With 50 kts now conquered, the next big milestone will be 53.995680346 kts, otherwise known as 100 kilometers per hour, and that record may go when the Macquarie Team heads back to its speed attempt location on Wilson’s Promontory, the southern most tip of mainland Australia, some time in the next few months. The location is the same one used by essentially the same team back in 1993 when their yacht "Yellow Pages Endeavour" set the then outright sailing speed record of 46.52 knots (86.52 km/h) in 19 - 20 knots of wind. That was the last time that a sailing yacht set the outright record and it stood for 11years until broken by Finian Maynard on a sailboard in 2004.
Both the Yellow Pages Endeavour, the last yacht to hold the outright speed record and the latest Macquarie Innovation, were designed by Lindsay Cunningham. Cunningham lives near the Dromana factory of the Macquarie Innovation team in the beach suburbs of Melbourne –about two hours drive from the coastal lagoon it uses for its speed attempts when the wind is right.
Getting the right conditions, the team in place and having given the authorities the statutory month’s notice, is extremely difficult. An indication of just how rare optimum conditions are for such sailing speed records, since 2005, the Macquarie Team has been spending around six months of the year at its Wilson’s Promontory speed attempt location, and in that period has had just 15 minutes of sailing time.
On the final day of its allotted 56 day record attempt period, the team was presented with the first real opportunity to tackle the type of conditions in which their boat was designed to perform. The 17 knot wind was some five knots less than the team had hoped to be able to operate in, but was enough to power the extraordinary craft down the course in record breaking time.
“The ideal wind direction for us is nominally southwest – the course is on the lee side of a sand spit, we can deal with around 20 degrees of variation in the wind direction and the wind must be between 15 and 22 knots, with 20 knots the optimum”, said Macquarie's Tim Daddo of the record.
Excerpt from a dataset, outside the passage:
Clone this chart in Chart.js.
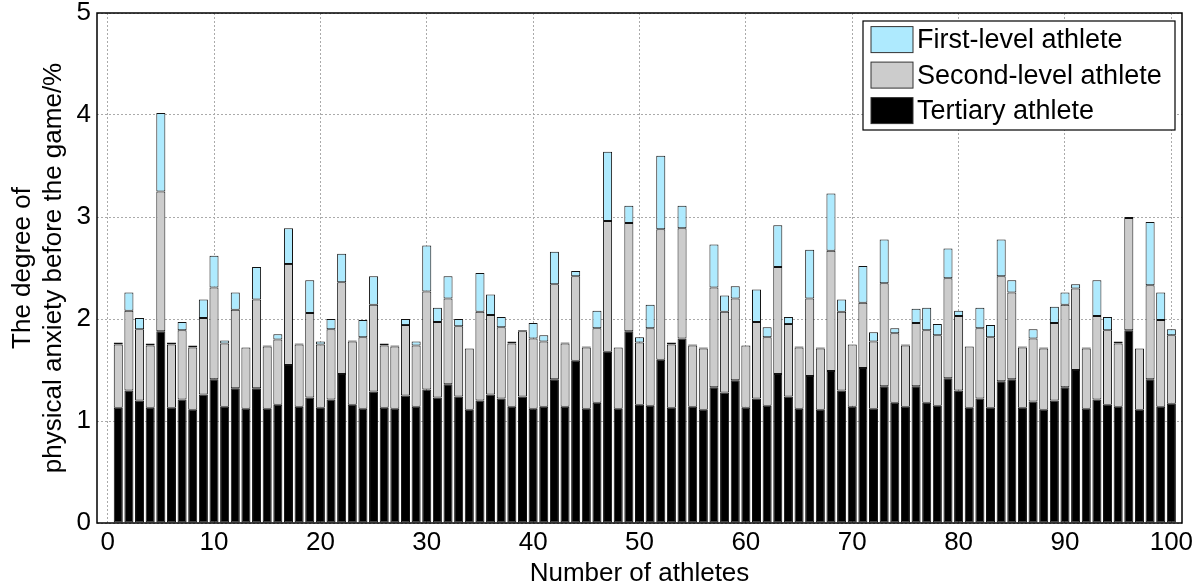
<!DOCTYPE html>
<html>
<head>
<meta charset="utf-8">
<title>Physical anxiety before the game</title>
<script src="https://cdn.jsdelivr.net/npm/chart.js@4/dist/chart.umd.min.js"></script>
<style>
    html, body { margin: 0; padding: 0; background: #fff; }
    #wrap { width: 1201px; height: 587px; }
</style>
</head>
<body>
<div id="wrap"><canvas id="anxiety-chart" width="1201" height="587"></canvas></div>
<script>
// values (height of each stacked segment)
const tertiary = [
    1.13, 1.30, 1.20, 1.13, 1.88, 1.13, 1.21, 1.11, 1.26, 1.41,
    1.14, 1.32, 1.12, 1.32, 1.12, 1.16, 1.55, 1.14, 1.23, 1.13,
    1.21, 1.46, 1.16, 1.12, 1.29, 1.13, 1.12, 1.25, 1.14, 1.31,
    1.23, 1.36, 1.24, 1.11, 1.20, 1.26, 1.22, 1.14, 1.24, 1.12,
    1.14, 1.41, 1.14, 1.59, 1.12, 1.18, 1.68, 1.12, 1.88, 1.16,
    1.15, 1.60, 1.13, 1.81, 1.14, 1.11, 1.33, 1.28, 1.40, 1.13,
    1.22, 1.15, 1.46, 1.24, 1.12, 1.44, 1.11, 1.49, 1.30, 1.14,
    1.52, 1.12, 1.34, 1.18, 1.14, 1.34, 1.18, 1.15, 1.42, 1.30,
    1.13, 1.22, 1.13, 1.39, 1.41, 1.13, 1.19, 1.11, 1.20, 1.33,
    1.50, 1.12, 1.21, 1.16, 1.14, 1.89, 1.11, 1.41, 1.14, 1.17
];
const secondLevel = [
    0.62, 0.78, 0.70, 0.61, 1.37, 0.62, 0.68, 0.61, 0.75, 0.90,
    0.62, 0.77, 0.60, 0.87, 0.61, 0.64, 0.99, 0.61, 0.83, 0.62,
    0.69, 0.90, 0.62, 0.70, 0.85, 0.61, 0.61, 0.69, 0.60, 0.96,
    0.74, 0.84, 0.69, 0.60, 0.87, 0.78, 0.70, 0.62, 0.64, 0.69,
    0.64, 0.93, 0.62, 0.83, 0.60, 0.73, 1.28, 0.60, 1.06, 0.61,
    0.76, 1.28, 0.62, 1.08, 0.60, 0.60, 0.98, 0.79, 0.80, 0.61,
    0.75, 0.67, 1.05, 0.71, 0.60, 0.76, 0.60, 1.18, 0.77, 0.61,
    0.64, 0.66, 1.01, 0.68, 0.60, 0.62, 0.71, 0.69, 0.98, 0.73,
    0.60, 0.69, 0.69, 1.03, 0.85, 0.59, 0.62, 0.60, 0.76, 0.81,
    0.80, 0.59, 0.82, 0.73, 0.62, 1.10, 0.60, 0.92, 0.85, 0.67
];
const firstLevel = [
    0.02, 0.18, 0.11, 0.02, 0.77, 0.02, 0.08, 0.02, 0.18, 0.31,
    0.03, 0.17, 0.00, 0.32, 0.01, 0.05, 0.35, 0.01, 0.32, 0.03,
    0.10, 0.28, 0.01, 0.17, 0.28, 0.02, 0.01, 0.06, 0.04, 0.45,
    0.14, 0.22, 0.07, 0.00, 0.38, 0.20, 0.10, 0.02, 0.01, 0.15,
    0.06, 0.32, 0.01, 0.05, 0.01, 0.17, 0.68, 0.00, 0.17, 0.05,
    0.23, 0.72, 0.02, 0.22, 0.01, 0.01, 0.42, 0.16, 0.12, 0.00,
    0.32, 0.10, 0.41, 0.07, 0.01, 0.48, 0.01, 0.56, 0.12, 0.00,
    0.36, 0.09, 0.43, 0.05, 0.01, 0.14, 0.22, 0.11, 0.29, 0.05,
    0.00, 0.20, 0.12, 0.36, 0.12, 0.01, 0.09, 0.01, 0.16, 0.12,
    0.04, 0.01, 0.35, 0.13, 0.02, 0.01, 0.00, 0.62, 0.27, 0.06
];
const xTicks = [0, 10, 20, 30, 40, 50, 60, 70, 80, 90, 100];
const yTicks = [0, 1, 2, 3, 4, 5];

const athletes = tertiary.map((v, i) => i + 1);
const toPoints = arr => arr.map((v, i) => ({ x: athletes[i], y: v }));

const FONT = 'Liberation Sans, Arial, Helvetica, sans-serif';

// legend box drawn inside the plot, top right, plus the closed axes box
const boxAndLegend = {
    id: 'boxAndLegend',
    afterDraw(chart) {
        const ctx = chart.ctx;
        const area = chart.chartArea;
        ctx.save();
        // axes box
        ctx.strokeStyle = '#000';
        ctx.lineWidth = 1.5;
        ctx.strokeRect(area.left, area.top, area.right - area.left, area.bottom - area.top);

        // legend
        const w = 312, h = 109;
        const lx = area.right - 7 - w;
        const ly = area.top + 8;
        ctx.fillStyle = '#fff';
        ctx.fillRect(lx, ly, w, h);
        ctx.lineWidth = 1.2;
        ctx.strokeRect(lx, ly, w, h);
        const items = chart.data.datasets.slice().reverse();
        ctx.font = '27px ' + FONT;
        ctx.textBaseline = 'middle';
        items.forEach((ds, i) => {
            const cy = ly + 18.6 + i * 35.5;
            ctx.fillStyle = ds.backgroundColor;
            ctx.fillRect(lx + 8, cy - 13, 42, 26);
            ctx.strokeStyle = '#333';
            ctx.lineWidth = 1;
            ctx.strokeRect(lx + 8, cy - 13, 42, 26);
            ctx.fillStyle = '#000';
            ctx.fillText(ds.label, lx + 54, cy + 1);
        });
        ctx.restore();
    }
};

const ctx = document.getElementById('anxiety-chart').getContext('2d');

const data = {
    datasets: [
        {
            label: 'Tertiary athlete',
            data: toPoints(tertiary),
            backgroundColor: '#000000'
        },
        {
            label: 'Second-level athlete',
            data: toPoints(secondLevel),
            backgroundColor: '#cccccc'
        },
        {
            label: 'First-level athlete',
            data: toPoints(firstLevel),
            backgroundColor: '#aeeafe'
        }
    ]
};
data.datasets.forEach(ds => {
    ds.borderColor = '#111';
    ds.borderWidth = 1;
    ds.borderSkipped = false;
    ds.categoryPercentage = 1;
    ds.barPercentage = 0.85;
});

const config = {
    type: 'bar',
    data: data,
    options: {
        responsive: false,
        animation: false,
        layout: { padding: { top: 13, right: 19, left: 0, bottom: 0 } },
        plugins: {
            legend: { display: false },
            tooltip: { enabled: false }
        },
        scales: {
            x: {
                type: 'linear',
                stacked: true,
                offset: false,
                min: -1,
                max: 101,
                afterBuildTicks: scale => { scale.ticks = xTicks.map(v => ({ value: v })); },
                afterFit: scale => {
                    scale.height = 64;
                    scale.paddingLeft = 0;
                    scale.paddingRight = 0;
                },
                grid: { color: '#aaaaaa', lineWidth: 1, drawTicks: false, offset: false },
                border: { display: false, dash: [2, 2] },
                ticks: { color: '#000', padding: 4, maxRotation: 0, font: { family: FONT, size: 26, lineHeight: 1.2 } },
                title: {
                    display: true,
                    text: 'Number of athletes',
                    color: '#000',
                    padding: { top: 0, bottom: 0 },
                    font: { family: FONT, size: 26, lineHeight: 1 }
                }
            },
            y: {
                stacked: true,
                min: 0,
                max: 5,
                afterBuildTicks: scale => { scale.ticks = yTicks.map(v => ({ value: v })); },
                afterFit: scale => {
                    scale.width = 97;
                    scale.paddingTop = 0;
                    scale.paddingBottom = 0;
                },
                grid: { color: '#aaaaaa', lineWidth: 1, drawTicks: false },
                border: { display: false, dash: [2, 2] },
                ticks: { color: '#000', padding: 6, font: { family: FONT, size: 26 } },
                title: {
                    display: true,
                    text: ['The degree of', 'physical anxiety before the game/%'],
                    color: '#000',
                    padding: { top: 7, bottom: 0 },
                    font: { family: FONT, size: 26, lineHeight: 1.2 }
                }
            }
        }
    },
    plugins: [boxAndLegend]
};

const anxietyChart = new Chart(ctx, config);
</script>
</body>
</html>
"Getting the right conditions is a lottery, and I suspect that underwater foils will ultimately be the limiting feature of the current boat. I suspect with the right conditions, we have a 54 kt two way run in the boat – very close to 100 kmh,” said Daddo.
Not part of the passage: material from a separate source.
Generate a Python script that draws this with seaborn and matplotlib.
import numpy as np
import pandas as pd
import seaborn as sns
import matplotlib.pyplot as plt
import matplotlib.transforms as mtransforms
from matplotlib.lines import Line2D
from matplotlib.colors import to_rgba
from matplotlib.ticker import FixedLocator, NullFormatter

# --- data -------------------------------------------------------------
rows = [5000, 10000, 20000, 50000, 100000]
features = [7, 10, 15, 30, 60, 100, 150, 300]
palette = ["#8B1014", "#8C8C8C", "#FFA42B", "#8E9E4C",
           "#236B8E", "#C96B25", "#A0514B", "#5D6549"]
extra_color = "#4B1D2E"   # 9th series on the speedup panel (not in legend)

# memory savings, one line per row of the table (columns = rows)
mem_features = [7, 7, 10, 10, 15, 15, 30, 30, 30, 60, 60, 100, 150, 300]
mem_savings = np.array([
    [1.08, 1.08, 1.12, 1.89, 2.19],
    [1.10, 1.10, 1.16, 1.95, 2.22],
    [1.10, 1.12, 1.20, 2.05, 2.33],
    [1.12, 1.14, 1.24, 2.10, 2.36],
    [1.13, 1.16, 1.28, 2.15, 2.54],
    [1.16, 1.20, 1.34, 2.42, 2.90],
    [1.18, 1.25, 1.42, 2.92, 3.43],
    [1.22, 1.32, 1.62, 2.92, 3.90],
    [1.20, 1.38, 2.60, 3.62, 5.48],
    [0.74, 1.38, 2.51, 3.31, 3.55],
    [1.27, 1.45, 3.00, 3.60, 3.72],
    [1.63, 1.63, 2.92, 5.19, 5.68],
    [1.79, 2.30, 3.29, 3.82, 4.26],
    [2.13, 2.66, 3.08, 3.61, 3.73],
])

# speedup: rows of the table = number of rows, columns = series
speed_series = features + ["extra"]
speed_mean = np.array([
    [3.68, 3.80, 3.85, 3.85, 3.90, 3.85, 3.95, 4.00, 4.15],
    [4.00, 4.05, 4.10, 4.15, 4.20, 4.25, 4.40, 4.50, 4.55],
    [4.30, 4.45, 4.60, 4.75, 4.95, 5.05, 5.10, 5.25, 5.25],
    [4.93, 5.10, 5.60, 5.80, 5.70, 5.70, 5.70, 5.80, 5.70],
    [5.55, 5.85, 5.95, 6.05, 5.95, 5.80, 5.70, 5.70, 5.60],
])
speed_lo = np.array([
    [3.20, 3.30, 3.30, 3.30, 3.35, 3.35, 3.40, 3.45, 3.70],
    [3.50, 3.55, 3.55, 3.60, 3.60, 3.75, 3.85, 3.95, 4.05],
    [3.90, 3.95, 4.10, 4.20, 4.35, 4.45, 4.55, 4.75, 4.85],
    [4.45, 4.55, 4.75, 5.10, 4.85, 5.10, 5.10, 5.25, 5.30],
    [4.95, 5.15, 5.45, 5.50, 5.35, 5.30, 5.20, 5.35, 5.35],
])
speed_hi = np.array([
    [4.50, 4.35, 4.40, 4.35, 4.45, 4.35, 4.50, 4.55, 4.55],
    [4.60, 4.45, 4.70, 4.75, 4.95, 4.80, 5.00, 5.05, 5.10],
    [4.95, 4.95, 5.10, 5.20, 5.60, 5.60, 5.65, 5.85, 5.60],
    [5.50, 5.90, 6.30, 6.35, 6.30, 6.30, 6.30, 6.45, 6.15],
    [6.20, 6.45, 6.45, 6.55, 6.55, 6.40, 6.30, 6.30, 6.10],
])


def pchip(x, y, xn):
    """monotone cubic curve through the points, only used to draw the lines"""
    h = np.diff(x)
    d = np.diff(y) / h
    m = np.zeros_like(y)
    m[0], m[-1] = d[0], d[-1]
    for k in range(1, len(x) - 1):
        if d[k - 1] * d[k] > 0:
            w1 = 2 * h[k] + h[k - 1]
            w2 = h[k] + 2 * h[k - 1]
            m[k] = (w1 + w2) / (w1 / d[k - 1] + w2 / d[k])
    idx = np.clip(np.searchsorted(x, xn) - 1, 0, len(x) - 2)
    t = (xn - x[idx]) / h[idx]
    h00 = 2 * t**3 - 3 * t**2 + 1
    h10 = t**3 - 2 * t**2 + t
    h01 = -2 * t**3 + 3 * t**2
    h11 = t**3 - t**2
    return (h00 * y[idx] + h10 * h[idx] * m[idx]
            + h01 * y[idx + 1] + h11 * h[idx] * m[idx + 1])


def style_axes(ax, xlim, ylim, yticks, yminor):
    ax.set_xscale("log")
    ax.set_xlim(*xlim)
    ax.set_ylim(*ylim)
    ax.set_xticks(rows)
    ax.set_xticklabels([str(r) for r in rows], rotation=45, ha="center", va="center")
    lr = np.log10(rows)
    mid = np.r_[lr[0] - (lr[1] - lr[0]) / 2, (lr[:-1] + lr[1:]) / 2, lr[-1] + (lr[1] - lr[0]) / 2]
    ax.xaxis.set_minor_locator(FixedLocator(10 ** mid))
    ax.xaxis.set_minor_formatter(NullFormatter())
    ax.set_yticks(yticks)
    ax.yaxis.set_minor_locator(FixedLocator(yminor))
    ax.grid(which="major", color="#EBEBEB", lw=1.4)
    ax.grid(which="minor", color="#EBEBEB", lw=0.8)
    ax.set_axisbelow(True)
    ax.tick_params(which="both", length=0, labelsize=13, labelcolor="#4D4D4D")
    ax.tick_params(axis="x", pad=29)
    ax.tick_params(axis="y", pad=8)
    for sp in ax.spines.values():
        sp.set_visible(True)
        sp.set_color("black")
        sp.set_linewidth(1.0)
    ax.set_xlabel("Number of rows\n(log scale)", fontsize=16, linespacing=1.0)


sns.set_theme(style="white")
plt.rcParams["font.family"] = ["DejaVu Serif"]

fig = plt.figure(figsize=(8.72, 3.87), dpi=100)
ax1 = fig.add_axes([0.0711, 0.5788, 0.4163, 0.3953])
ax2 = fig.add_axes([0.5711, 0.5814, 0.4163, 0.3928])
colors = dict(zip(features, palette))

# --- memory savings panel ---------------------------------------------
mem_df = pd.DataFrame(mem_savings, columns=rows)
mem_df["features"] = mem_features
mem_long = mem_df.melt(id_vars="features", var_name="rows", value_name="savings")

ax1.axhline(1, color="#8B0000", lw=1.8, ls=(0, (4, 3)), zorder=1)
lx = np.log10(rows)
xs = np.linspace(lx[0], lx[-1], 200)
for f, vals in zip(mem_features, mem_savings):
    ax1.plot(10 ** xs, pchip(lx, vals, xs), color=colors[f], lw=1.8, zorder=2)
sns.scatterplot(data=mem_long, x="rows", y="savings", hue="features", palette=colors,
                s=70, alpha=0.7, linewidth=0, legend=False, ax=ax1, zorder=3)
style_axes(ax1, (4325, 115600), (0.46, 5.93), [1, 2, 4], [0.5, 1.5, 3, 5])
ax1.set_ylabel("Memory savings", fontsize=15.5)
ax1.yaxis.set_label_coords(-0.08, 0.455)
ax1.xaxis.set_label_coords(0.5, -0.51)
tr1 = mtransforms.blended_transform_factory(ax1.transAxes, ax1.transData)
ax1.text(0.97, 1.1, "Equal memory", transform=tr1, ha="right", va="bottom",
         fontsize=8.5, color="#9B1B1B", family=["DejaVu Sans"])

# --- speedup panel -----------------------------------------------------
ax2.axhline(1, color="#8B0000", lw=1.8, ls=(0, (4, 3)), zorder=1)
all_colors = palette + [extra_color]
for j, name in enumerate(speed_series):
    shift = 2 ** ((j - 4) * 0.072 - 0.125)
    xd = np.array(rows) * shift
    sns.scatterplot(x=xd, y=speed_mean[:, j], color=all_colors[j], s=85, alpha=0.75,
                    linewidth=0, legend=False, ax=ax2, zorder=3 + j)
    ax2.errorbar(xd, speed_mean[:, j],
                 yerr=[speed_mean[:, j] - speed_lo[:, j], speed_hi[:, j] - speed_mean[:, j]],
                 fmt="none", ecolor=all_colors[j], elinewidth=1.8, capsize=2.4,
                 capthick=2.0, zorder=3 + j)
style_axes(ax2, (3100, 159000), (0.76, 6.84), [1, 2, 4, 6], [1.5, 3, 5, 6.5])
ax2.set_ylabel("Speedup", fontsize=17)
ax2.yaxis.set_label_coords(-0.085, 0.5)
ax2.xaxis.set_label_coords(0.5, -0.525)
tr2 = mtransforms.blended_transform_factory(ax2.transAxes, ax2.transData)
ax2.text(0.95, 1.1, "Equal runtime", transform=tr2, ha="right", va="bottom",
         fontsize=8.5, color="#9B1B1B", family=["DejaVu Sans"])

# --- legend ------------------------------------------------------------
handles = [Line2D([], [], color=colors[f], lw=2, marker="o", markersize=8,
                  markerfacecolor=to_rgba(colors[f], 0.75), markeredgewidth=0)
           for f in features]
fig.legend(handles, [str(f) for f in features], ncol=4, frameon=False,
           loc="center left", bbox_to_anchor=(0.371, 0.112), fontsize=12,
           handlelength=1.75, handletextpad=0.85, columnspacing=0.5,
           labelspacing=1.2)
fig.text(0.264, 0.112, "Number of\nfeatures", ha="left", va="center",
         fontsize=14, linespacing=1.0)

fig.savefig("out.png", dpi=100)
The team which worked on the project, regularly assembling at Sandy Point, on Victoria’s Wilson’s Promontory, were: Anne Walker, Graeme Hogben, Sam McKeon, Bill Hegarty, Hans "Chuckles" Krejci, Simon McKeon, David Daddo, Jack Brewer, Steb Fisher, Delcie Hegarty, John Inglis, Stephen Bourn, Eric Baessler, Lindsay Cunningham, Tim Barrot, Florian Banzhaf, Mavis Bauer, Tim Daddo, Glenise Burnell, Rob Mason, Tim Whitford, Graham Teague and Trevor Jones.